§ Aim of the task: Copy exactly the lines from the beginning of the data down to and including the line holding "import plotly.graph_objects as go", without any pictures.
══ Given information ══
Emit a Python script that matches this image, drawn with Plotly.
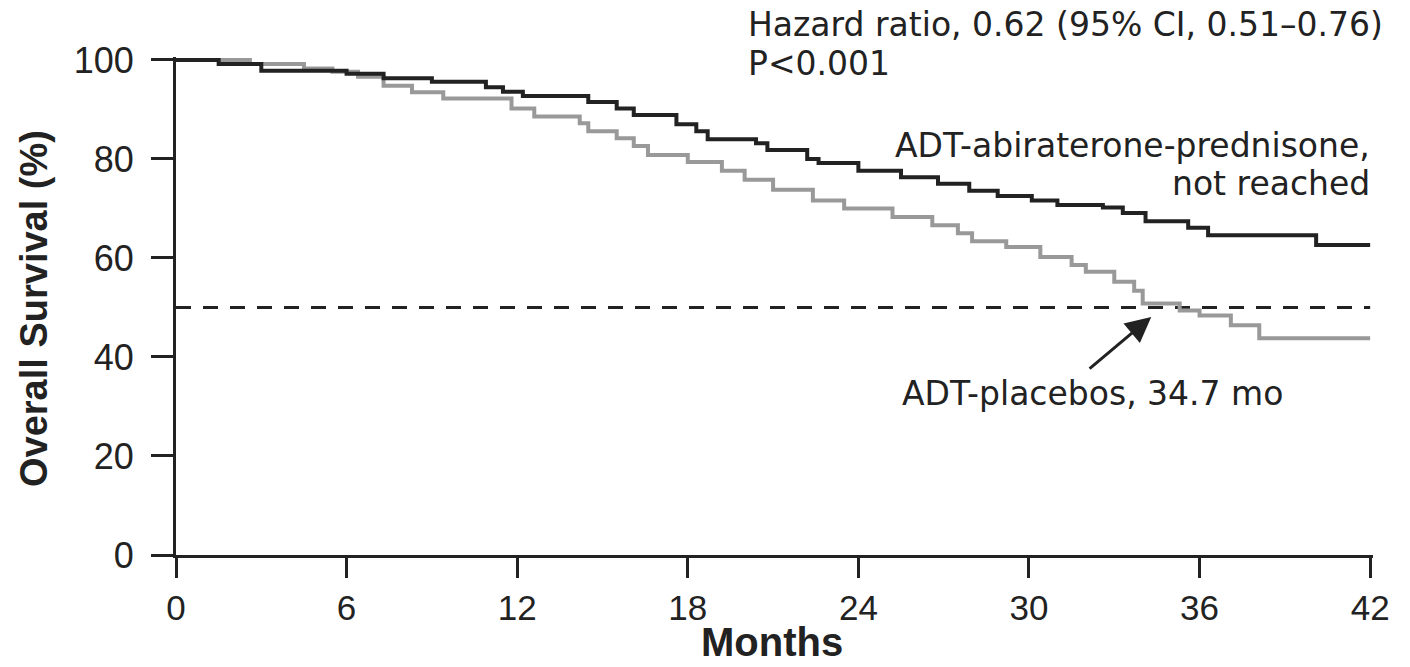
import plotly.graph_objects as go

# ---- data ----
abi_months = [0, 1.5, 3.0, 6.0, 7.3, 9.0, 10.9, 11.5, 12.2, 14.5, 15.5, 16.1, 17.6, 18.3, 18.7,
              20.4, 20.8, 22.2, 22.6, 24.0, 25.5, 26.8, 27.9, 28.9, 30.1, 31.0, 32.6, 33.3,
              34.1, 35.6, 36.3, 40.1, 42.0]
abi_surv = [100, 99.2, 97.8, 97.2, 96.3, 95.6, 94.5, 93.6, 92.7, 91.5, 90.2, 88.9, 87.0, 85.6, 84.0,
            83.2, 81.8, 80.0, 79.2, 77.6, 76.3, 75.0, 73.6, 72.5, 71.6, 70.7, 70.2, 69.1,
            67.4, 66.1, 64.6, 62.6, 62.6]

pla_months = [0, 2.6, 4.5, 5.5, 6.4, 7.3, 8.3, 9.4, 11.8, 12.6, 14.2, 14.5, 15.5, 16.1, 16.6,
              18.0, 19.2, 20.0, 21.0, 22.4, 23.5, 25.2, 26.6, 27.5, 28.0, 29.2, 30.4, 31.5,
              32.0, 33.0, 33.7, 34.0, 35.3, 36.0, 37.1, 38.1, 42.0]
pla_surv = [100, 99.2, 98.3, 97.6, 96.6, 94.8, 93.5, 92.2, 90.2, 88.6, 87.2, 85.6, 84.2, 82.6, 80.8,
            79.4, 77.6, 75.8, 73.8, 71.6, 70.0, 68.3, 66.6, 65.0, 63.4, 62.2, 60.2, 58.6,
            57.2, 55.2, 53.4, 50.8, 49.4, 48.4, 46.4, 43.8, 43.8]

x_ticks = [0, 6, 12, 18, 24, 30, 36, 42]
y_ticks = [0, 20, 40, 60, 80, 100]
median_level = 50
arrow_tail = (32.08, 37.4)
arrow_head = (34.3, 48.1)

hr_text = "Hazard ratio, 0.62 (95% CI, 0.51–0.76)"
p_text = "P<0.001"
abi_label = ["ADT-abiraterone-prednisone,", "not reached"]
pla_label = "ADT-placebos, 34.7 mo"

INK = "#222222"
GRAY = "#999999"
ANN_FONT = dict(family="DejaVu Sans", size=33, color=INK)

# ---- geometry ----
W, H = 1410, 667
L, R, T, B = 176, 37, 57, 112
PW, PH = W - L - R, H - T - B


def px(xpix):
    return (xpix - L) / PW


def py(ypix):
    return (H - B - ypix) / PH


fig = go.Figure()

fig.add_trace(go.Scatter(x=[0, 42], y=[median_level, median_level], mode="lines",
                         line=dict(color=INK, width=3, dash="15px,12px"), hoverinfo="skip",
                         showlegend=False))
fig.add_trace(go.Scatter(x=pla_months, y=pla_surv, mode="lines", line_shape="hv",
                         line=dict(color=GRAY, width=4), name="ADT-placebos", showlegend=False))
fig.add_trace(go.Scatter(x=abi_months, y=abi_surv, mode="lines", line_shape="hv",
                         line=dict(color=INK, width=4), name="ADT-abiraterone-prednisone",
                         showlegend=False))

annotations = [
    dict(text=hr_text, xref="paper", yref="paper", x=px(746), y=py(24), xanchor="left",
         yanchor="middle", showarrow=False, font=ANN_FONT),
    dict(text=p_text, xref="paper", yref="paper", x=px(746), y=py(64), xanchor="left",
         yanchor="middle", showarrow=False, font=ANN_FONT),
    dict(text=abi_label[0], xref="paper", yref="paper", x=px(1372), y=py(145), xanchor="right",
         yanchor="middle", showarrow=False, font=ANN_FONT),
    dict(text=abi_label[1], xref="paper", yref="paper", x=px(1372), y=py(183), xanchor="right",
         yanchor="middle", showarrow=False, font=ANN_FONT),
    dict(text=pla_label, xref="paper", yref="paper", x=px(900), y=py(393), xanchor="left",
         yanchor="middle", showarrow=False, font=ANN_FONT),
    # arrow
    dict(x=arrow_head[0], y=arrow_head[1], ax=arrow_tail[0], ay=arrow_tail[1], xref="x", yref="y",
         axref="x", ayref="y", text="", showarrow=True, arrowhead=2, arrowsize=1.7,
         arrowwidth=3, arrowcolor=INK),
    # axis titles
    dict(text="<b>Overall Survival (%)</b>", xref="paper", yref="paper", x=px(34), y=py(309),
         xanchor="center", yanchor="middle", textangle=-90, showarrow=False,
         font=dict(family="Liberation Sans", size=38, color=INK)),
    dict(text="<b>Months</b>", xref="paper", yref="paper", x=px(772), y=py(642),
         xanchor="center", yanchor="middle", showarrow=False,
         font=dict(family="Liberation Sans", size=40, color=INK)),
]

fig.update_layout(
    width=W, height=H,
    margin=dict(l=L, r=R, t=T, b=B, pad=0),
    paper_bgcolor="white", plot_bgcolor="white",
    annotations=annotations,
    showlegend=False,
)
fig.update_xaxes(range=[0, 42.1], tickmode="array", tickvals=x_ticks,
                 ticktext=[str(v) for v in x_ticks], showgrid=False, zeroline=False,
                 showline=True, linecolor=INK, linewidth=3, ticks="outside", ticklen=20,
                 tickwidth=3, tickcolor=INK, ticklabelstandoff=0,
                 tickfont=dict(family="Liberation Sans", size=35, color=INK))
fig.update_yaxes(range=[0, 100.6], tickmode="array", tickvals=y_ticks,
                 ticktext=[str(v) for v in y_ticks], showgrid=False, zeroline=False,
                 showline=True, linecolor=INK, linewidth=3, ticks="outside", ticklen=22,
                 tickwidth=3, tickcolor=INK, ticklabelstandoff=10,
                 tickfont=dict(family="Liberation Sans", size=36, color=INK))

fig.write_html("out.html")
═══
§ Complete response:
Emit a Python script that matches this image, drawn with Plotly.
import plotly.graph_objects as go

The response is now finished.